Among those expected to vie for the leadership position are a son of Indian immigrants, an Iraqi refugee, a number of women and a son of a Pakistani bus driver.
This is not an accident. It is largely a result of efforts by the party in recent years to put forward more diverse candidates for Parliament, helping build a broader bench of leaders. Mr. Johnson’s government was already indicative of the shift; Mr. Johnson, himself a white man from an elite background, appointed a cabinet that has included a number of women and has been Britain’s most ethnically diverse,
The changes are part of a wider push for representation in public office and in workplaces across Britain, some of which came on the heels of the Equality Act of 2010. But political parties are responsible for ensuring better representation among their own candidates, and though critics say the Tories still have a long way to go, the party has made efforts in recent years to bring in more diverse candidates.
One of the biggest steps was when David Cameron, then the Conservative Party’s leader, introduced the A-list, a system that he promoted as a way to include more women and people from Black, Asian and other minority backgrounds in the government.
In the 2005 election, Mr. Cameron promised to transform the identity of the Conservative Party by bringing in candidates from outside the traditional party pipeline. His initiative whittled down the list of Conservative candidates for Parliament to include an equal number of men and women and a significant proportion of people from minority backgrounds, and required that local party branches put one of these preferred candidates forward for winnable seats.
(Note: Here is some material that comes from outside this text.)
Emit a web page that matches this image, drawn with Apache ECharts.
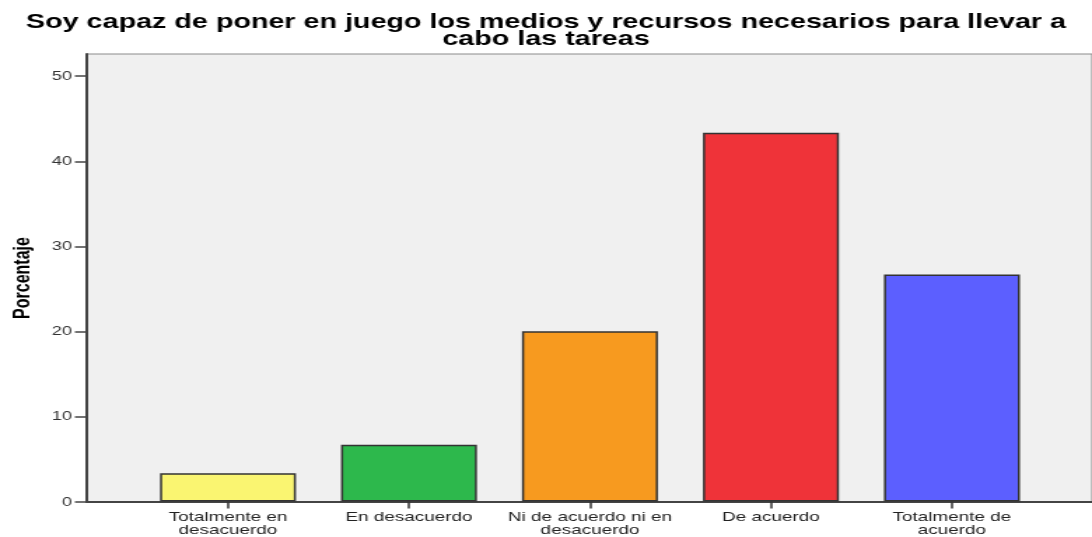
<!DOCTYPE html>
<html><head><meta charset="utf-8">
<script src="https://cdn.jsdelivr.net/npm/echarts@6/dist/echarts.min.js"></script>
<style>
html,body{margin:0;padding:0;background:#fff;overflow:hidden}
#wrap{width:1092px;height:537px;overflow:hidden}
#c{width:780px;height:537px;transform:scaleX(1.4);transform-origin:0 0}
</style>
</head><body><div id="wrap"><div id="c"></div></div>
<script>
var titleText = 'Soy capaz de poner en juego los medios y recursos necesarios para llevar a\ncabo las tareas';
var categories = ['Totalmente en\ndesacuerdo', 'En desacuerdo', 'Ni de acuerdo ni en\ndesacuerdo', 'De acuerdo', 'Totalmente de\nacuerdo'];
var values = [3.33, 6.67, 20.0, 43.33, 26.67];
var barColors = ['#faf571', '#2db84c', '#f79a1f', '#ef3339', '#5c5fff'];
var yTicks = [0, 10, 20, 30, 40, 50];
var yMax = 52.6;

var chart = echarts.init(document.getElementById('c'), null, {renderer: 'canvas'});
var font = 'Liberation Sans, Arial, sans-serif';
chart.setOption({
  animation: false,
  title: {
    text: titleText, left: 'center', top: 9,
    textStyle: {fontFamily: font, fontWeight: 'bold', fontSize: 20.5, color: '#000', lineHeight: 17}
  },
  grid: [
    {left: 62.1, right: 0, top: 54, bottom: 35, show: true, backgroundColor: '#f0f0f0', borderColor: '#8a8a8a', borderWidth: 1},
    {left: 98.2, width: 646.4, top: 54, bottom: 35}
  ],
  xAxis: [
    {gridIndex: 0, type: 'value', min: 0, max: 1, axisLine: {show: true, lineStyle: {color: '#444', width: 2}}, axisTick: {show: false}, axisLabel: {show: false}, splitLine: {show: false}},
    {gridIndex: 1, type: 'category', data: categories, axisLine: {show: false},
     axisTick: {show: true, alignWithLabel: true, length: 7, lineStyle: {color: '#333', width: 1.5}},
     axisLabel: {fontFamily: font, fontSize: 13.5, color: '#222', lineHeight: 13, margin: 9, interval: 0}}
  ],
  yAxis: [
    {gridIndex: 0, type: 'value', min: 0, max: yMax, interval: 10,
     name: 'Porcentaje', nameLocation: 'middle', nameGap: 38, nameRotate: 90,
     nameTextStyle: {fontFamily: font, fontWeight: 'bold', fontSize: 16, color: '#000'},
     axisLine: {show: true, lineStyle: {color: '#444', width: 2}},
     axisTick: {show: true, length: 8.6, lineStyle: {color: '#444', width: 1.5}, customValues: yTicks},
     axisLabel: {fontFamily: font, fontSize: 13, color: '#333', margin: 10.7, customValues: yTicks},
     splitLine: {show: false}},
    {gridIndex: 1, type: 'value', min: 0, max: yMax, show: false}
  ],
  series: [{
    type: 'bar', xAxisIndex: 1, yAxisIndex: 1,
    barWidth: 97.1,
    data: values.map(function (v, i) {
      return {value: v, itemStyle: {color: barColors[i], borderColor: '#333', borderWidth: 1.5}};
    })
  }]
});
</script></body></html>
Last year, the party again overhauled its candidate selection process in an effort to increase diversity further.
Critics say the Conservatives have not done enough to reflect the society they represent and to root out racism, pointing to issues including Mr. Johnson’s own history of racist remarks and allegations of widespread misogyny within the party and Parliament at large. Some also note that many of the new leaders of the party, although ethnically diverse, still represent the wealthiest strata of society.
In the last general election in 2019, 31 percent of the Conservative Party members elected were women, and 12 percent came from Black or other minority backgrounds. In total, some 65 people in the House of Commons are from ethnic minority backgrounds.
Of those, 41 are Labour Party members and 22 are Conservatives.
The 22 include some of the most powerful Conservatives, among them six cabinet ministers under Mr. Johnson: Rishi Sunak, the recently departed chancellor of the Exchequer; Priti Patel, the home secretary; Alok Sharma, the president for COP26; Kwasi Kwarteng, the secretary of state for business, energy and industrial strategy; Sajid Javid, the recently departed health secretary; and Nadhim Zahawi, the current chancellor of the Exchequer.
Suella Braverman, the attorney general, who advises the cabinet, is also from an ethnic minority background and has said she is interested in succeeding Mr. Johnson.